Ever felt like maybe you should’ve stuck to the script? I’ve been feeling like that lately. I had an audition a couple of weeks ago for an episode of a TV show. During the audition, after I had said all my lines (and totally nailed it, might I add), the casting director didn’t stop rolling, so I improvised a little bit. I didn’t book the job, and now I’m wondering if maybe that’s why.
And, a few months back, I blogged about staying single. You guys remember that one. The night I posted that blog, I went on a date, and as I was walking over to the bar, I thought, “How ironic would it be if I fell for this guy?” Well, Alanis Morrisette, it was very ironic.
If you follow me on Instagram, you know, I fell for the guy. I went off script. I had written this beautiful scene for myself where I said goodbye to relationships and embraced being a strong, independent woman. But then, I started to improv a little.
And unlike the previously mentioned audition, I didn’t crash and burn. For the first time in my adult life, I found myself in a stable, supportive, happy relationship. There’s a sentence I never thought I’d be able to type.
Now you’re probably expecting me to write “And we lived happily ever after”, right?

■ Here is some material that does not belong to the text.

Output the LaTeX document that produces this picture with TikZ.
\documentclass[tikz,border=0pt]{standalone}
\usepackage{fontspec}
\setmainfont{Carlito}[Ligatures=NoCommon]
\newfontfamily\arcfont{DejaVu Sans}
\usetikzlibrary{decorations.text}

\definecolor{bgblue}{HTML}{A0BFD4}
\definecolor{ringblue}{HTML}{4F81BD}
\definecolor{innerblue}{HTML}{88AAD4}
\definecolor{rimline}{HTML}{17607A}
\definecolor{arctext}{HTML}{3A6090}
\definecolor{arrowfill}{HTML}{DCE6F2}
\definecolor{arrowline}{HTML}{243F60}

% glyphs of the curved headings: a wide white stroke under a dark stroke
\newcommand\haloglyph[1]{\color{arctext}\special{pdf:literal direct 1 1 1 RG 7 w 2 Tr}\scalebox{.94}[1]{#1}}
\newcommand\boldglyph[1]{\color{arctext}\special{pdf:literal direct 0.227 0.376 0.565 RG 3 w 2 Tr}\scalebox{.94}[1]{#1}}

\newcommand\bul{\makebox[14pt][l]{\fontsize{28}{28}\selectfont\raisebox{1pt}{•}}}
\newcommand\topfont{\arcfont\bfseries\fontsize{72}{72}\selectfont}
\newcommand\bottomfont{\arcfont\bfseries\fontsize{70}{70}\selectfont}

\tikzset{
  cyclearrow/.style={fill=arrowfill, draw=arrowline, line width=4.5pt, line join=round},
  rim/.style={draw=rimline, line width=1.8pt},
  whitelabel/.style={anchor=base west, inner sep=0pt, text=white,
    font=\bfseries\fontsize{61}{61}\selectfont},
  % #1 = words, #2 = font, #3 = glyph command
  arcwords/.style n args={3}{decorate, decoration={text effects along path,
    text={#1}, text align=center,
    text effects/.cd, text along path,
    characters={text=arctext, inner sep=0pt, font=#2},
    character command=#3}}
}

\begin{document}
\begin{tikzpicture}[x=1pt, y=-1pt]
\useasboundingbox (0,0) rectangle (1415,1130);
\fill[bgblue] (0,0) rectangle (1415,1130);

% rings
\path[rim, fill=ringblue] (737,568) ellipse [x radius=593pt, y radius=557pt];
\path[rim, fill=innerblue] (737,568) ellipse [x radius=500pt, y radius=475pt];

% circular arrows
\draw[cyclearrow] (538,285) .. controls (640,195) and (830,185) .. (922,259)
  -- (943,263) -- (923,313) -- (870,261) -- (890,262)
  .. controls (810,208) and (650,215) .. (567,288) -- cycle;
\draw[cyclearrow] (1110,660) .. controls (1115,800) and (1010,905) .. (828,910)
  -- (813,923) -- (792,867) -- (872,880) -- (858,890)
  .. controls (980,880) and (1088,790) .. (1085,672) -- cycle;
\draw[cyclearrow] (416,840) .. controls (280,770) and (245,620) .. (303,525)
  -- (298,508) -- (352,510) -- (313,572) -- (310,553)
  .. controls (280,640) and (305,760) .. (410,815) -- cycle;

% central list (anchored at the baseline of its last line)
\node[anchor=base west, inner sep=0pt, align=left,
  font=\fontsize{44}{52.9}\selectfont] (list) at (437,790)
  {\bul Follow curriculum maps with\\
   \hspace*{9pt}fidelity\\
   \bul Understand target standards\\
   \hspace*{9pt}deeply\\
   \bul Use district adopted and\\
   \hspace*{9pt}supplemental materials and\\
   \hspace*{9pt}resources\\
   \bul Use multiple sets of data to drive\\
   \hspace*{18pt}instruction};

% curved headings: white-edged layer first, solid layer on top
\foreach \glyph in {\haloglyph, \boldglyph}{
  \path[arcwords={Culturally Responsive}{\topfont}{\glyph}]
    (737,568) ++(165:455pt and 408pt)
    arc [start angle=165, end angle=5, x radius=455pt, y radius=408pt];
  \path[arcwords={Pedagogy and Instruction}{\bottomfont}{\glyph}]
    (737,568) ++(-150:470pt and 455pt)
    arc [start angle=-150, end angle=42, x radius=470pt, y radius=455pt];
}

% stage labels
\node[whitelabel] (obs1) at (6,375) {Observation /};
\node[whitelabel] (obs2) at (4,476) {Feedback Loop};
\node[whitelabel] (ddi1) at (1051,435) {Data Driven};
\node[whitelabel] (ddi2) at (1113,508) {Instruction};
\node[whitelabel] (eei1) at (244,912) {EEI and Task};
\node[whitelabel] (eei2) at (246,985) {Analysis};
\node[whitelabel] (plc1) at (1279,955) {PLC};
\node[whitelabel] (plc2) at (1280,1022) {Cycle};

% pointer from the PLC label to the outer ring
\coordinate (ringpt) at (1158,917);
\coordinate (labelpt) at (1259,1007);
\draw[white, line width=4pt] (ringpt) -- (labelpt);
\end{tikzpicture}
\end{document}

Well kid, in Hollywood, things are never that easy. Cinderella didn’t get her Prince without the wicked step-mother, it took seven years for Rachel McAdams to find her way back into Ryan Gosling’s arms, and there’s no story if Julia Roberts isn’t a prostitute.

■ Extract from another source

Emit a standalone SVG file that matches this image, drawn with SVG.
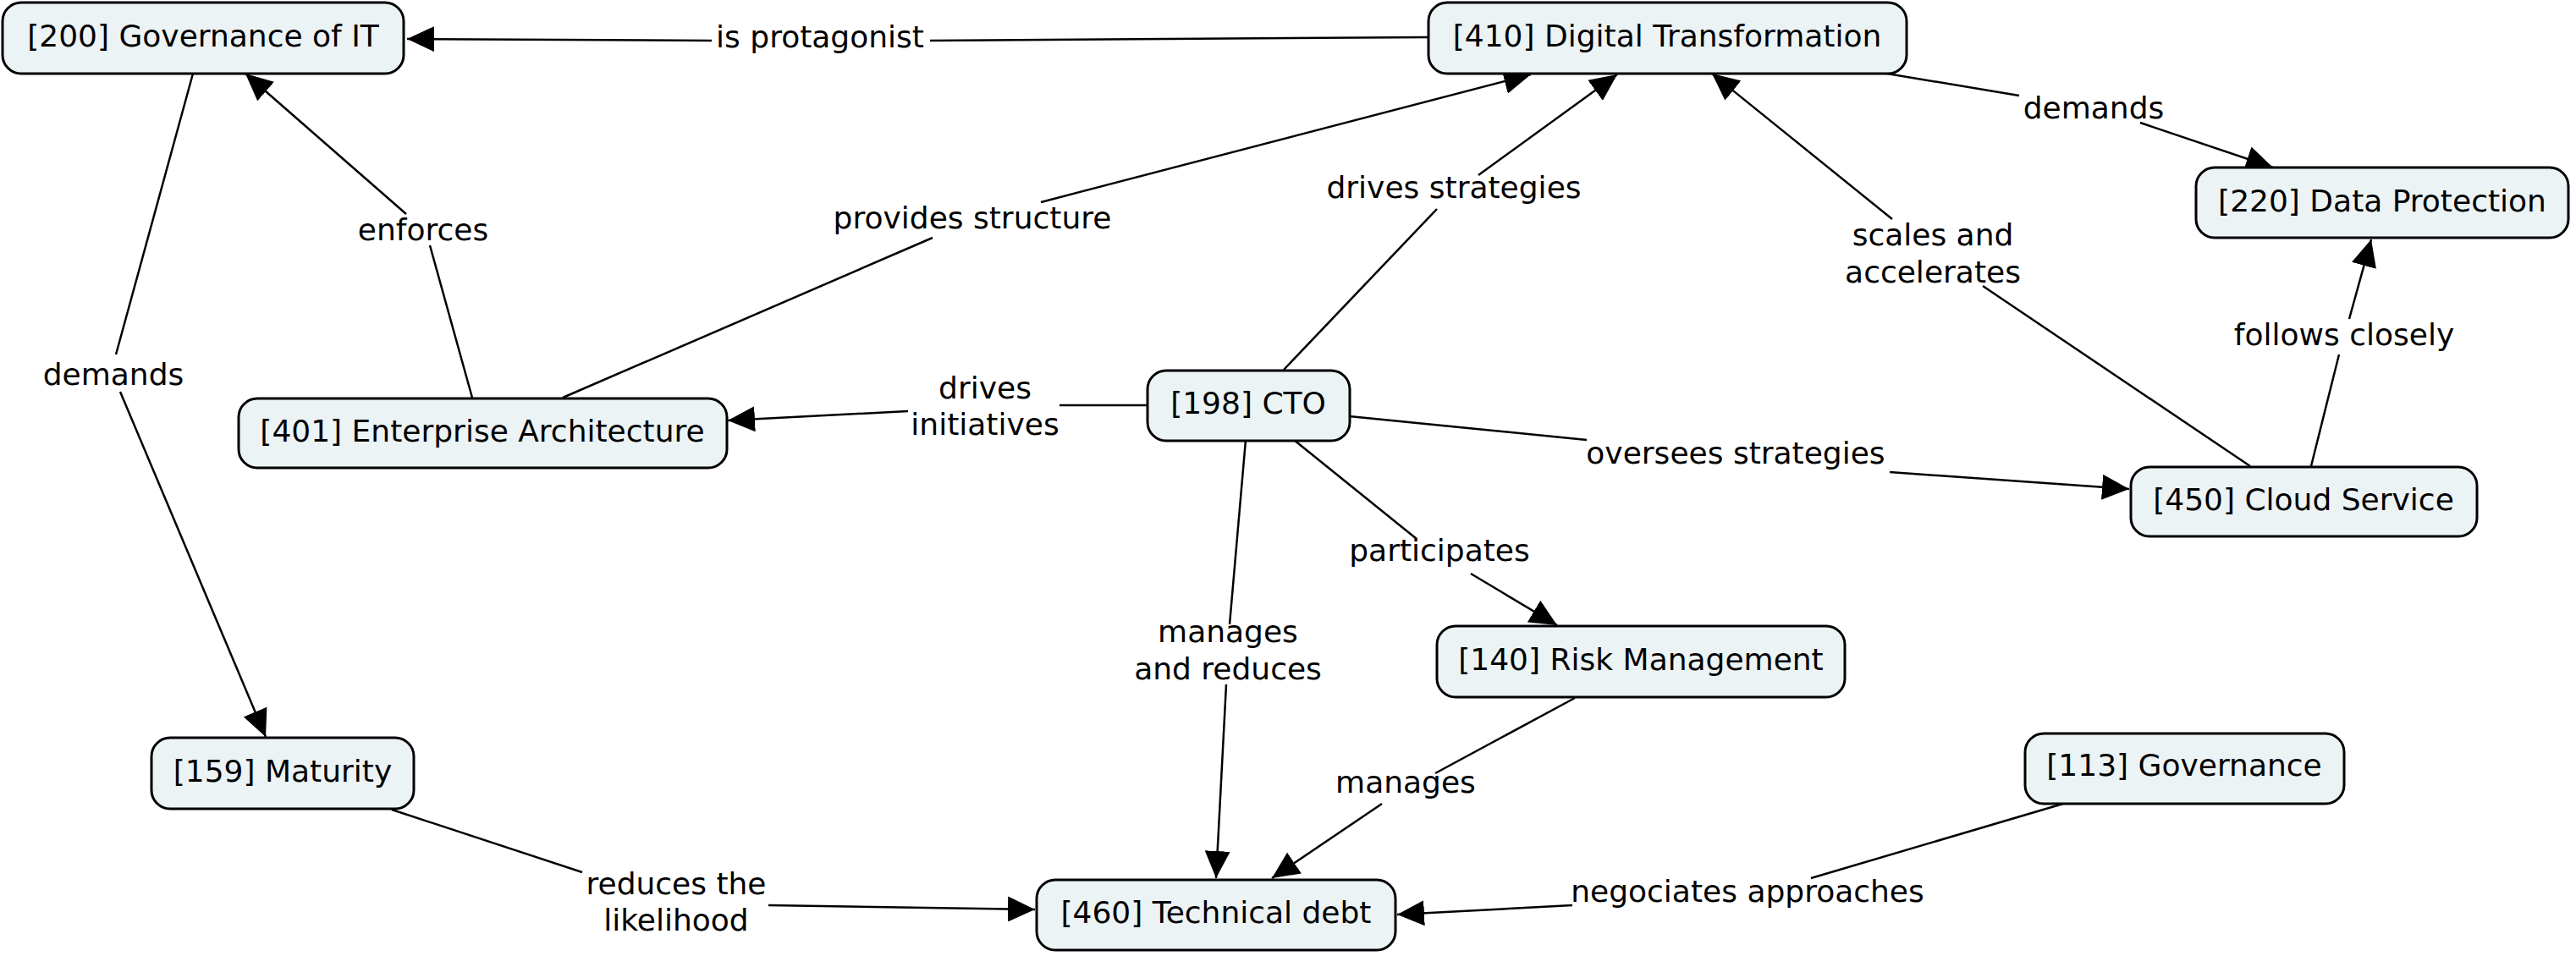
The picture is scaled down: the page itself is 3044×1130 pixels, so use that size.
<svg xmlns="http://www.w3.org/2000/svg" width="3044" height="1130" viewBox="0 0 3044 1130">
<style>
.node rect{fill:#ECF3F5;stroke:#000;stroke-width:3}
text{font-family:"DejaVu Sans","Verdana",sans-serif;font-size:36px;fill:#000;text-anchor:middle}
.conn line{stroke:#000;stroke-width:2.5;fill:none}
.conn line.arr{marker-end:url(#ah)}
</style>
<defs>
<marker id="ah" markerUnits="userSpaceOnUse" markerWidth="32" markerHeight="30" refX="32" refY="15" orient="auto" viewBox="0 0 32 30">
<path d="M0,0 L32,15 L0,30 z" fill="#000"/>
</marker>
</defs>
<rect width="3044" height="1130" fill="#fff"/>
<g id="connectors" class="conn">
<line x1="1688" y1="44" x2="1099" y2="48"/>
<line class="arr" x1="841" y1="48" x2="481" y2="46"/>
<line x1="558" y1="470" x2="508" y2="290"/>
<line class="arr" x1="480" y1="253" x2="290" y2="87"/>
<line x1="228" y1="87" x2="137" y2="419"/>
<line class="arr" x1="142" y1="463" x2="314" y2="871"/>
<line x1="665" y1="470" x2="1102" y2="281"/>
<line class="arr" x1="1230" y1="239" x2="1809" y2="88"/>
<line x1="1517" y1="437" x2="1698" y2="247"/>
<line class="arr" x1="1747" y1="207" x2="1911" y2="88"/>
<line x1="1356" y1="479" x2="1252" y2="479"/>
<line class="arr" x1="1073" y1="486" x2="860" y2="497"/>
<line x1="1594" y1="492" x2="1875" y2="520"/>
<line class="arr" x1="2233" y1="558" x2="2516" y2="578"/>
<line x1="1529" y1="520" x2="1674" y2="637"/>
<line class="arr" x1="1738" y1="678" x2="1840" y2="739"/>
<line x1="1472" y1="520" x2="1453" y2="738"/>
<line class="arr" x1="1449" y1="809" x2="1437" y2="1038"/>
<line x1="1861" y1="825" x2="1696" y2="914"/>
<line class="arr" x1="1633" y1="950" x2="1503" y2="1038"/>
<line x1="463" y1="957" x2="688" y2="1031"/>
<line class="arr" x1="908" y1="1070" x2="1223" y2="1075"/>
<line x1="2438" y1="950" x2="2140" y2="1038"/>
<line class="arr" x1="1858" y1="1070" x2="1651" y2="1081"/>
<line x1="2230" y1="87" x2="2386" y2="113"/>
<line class="arr" x1="2529" y1="145" x2="2686" y2="198"/>
<line x1="2659" y1="551" x2="2343" y2="338"/>
<line class="arr" x1="2236" y1="259" x2="2023" y2="87"/>
<line x1="2731" y1="551" x2="2764" y2="419"/>
<line class="arr" x1="2776" y1="377" x2="2802" y2="283"/>
</g>
<g id="linking-phrases">
<text x="969" y="56">is protagonist</text>
<text x="500" y="284">enforces</text>
<text x="134" y="455">demands</text>
<text x="1149" y="270">provides structure</text>
<text x="1718" y="234">drives strategies</text>
<text x="1164" y="471">drives</text>
<text x="1164" y="514">initiatives</text>
<text x="2051" y="548">oversees strategies</text>
<text x="1701" y="663">participates</text>
<text x="1451" y="759">manages</text>
<text x="1451" y="803">and reduces</text>
<text x="1661" y="937">manages</text>
<text x="799" y="1057">reduces the</text>
<text x="799" y="1100">likelihood</text>
<text x="2065" y="1066">negociates approaches</text>
<text x="2474" y="140">demands</text>
<text x="2284" y="290">scales and</text>
<text x="2284" y="334">accelerates</text>
<text x="2770" y="408">follows closely</text>
</g>
<g id="n200" class="node"><rect x="3" y="3" width="474" height="84" rx="22"/><text x="240" y="55">[200] Governance of IT</text></g>
<g id="n410" class="node"><rect x="1688" y="3" width="565" height="84" rx="22"/><text x="1970" y="55">[410] Digital Transformation</text></g>
<g id="n220" class="node"><rect x="2595" y="198" width="440" height="83" rx="22"/><text x="2815" y="250">[220] Data Protection</text></g>
<g id="n450" class="node"><rect x="2518" y="552" width="409" height="82" rx="22"/><text x="2722" y="603">[450] Cloud Service</text></g>
<g id="n401" class="node"><rect x="282" y="471" width="577" height="82" rx="22"/><text x="570" y="522">[401] Enterprise Architecture</text></g>
<g id="n198" class="node"><rect x="1356" y="438" width="239" height="83" rx="22"/><text x="1475" y="489">[198] CTO</text></g>
<g id="n159" class="node"><rect x="179" y="872" width="310" height="84" rx="22"/><text x="334" y="924">[159] Maturity</text></g>
<g id="n460" class="node"><rect x="1225" y="1040" width="424" height="83" rx="22"/><text x="1437" y="1091">[460] Technical debt</text></g>
<g id="n140" class="node"><rect x="1698" y="740" width="482" height="84" rx="22"/><text x="1939" y="792">[140] Risk Management</text></g>
<g id="n113" class="node"><rect x="2393" y="867" width="377" height="83" rx="22"/><text x="2581" y="917">[113] Governance</text></g>
</svg>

So, where’s the rub? This week, he moved… 3000 miles away.
I realize that sounds terrible. And it is. Getting used to having a person, and then suddenly not having that person is really, really hard, especially when that person made you really, really happy. I spent a lot of time this week feeling like I was right back to where I was four months ago; alone, sad, and trying to convince myself to embrace my new-found, unwanted, independence.
Plot twist: I’m not going back to where I was four months ago. I’m a different person because of this relationship. Once I put down the Ben and Jerry’s, turned off the Adele music, and stopped feeling sorry for myself, I started feeling gratitude and strength and excitement for the next, un-written scene.
In four months, this guy gave me so much. I know what a healthy relationship is now. I have a better understanding of balance and self-love and what I deserve from a partner. I broke those bad relationship habits that had me running around in circles, chasing after Los Angeles’ finest fuck-boys (sorry for the term, Mom, but there really is no other way to put it).
So maybe, when it comes to love, it’s best not to have a plan. Maybe none of this needs to be written yet. I could probably write some epic end scene, where he stands outside of my bedroom door, holding a jukebox over his head, blasting Peter Gabriel, but if this relationship taught me anything, it’s that life is best lived improvised.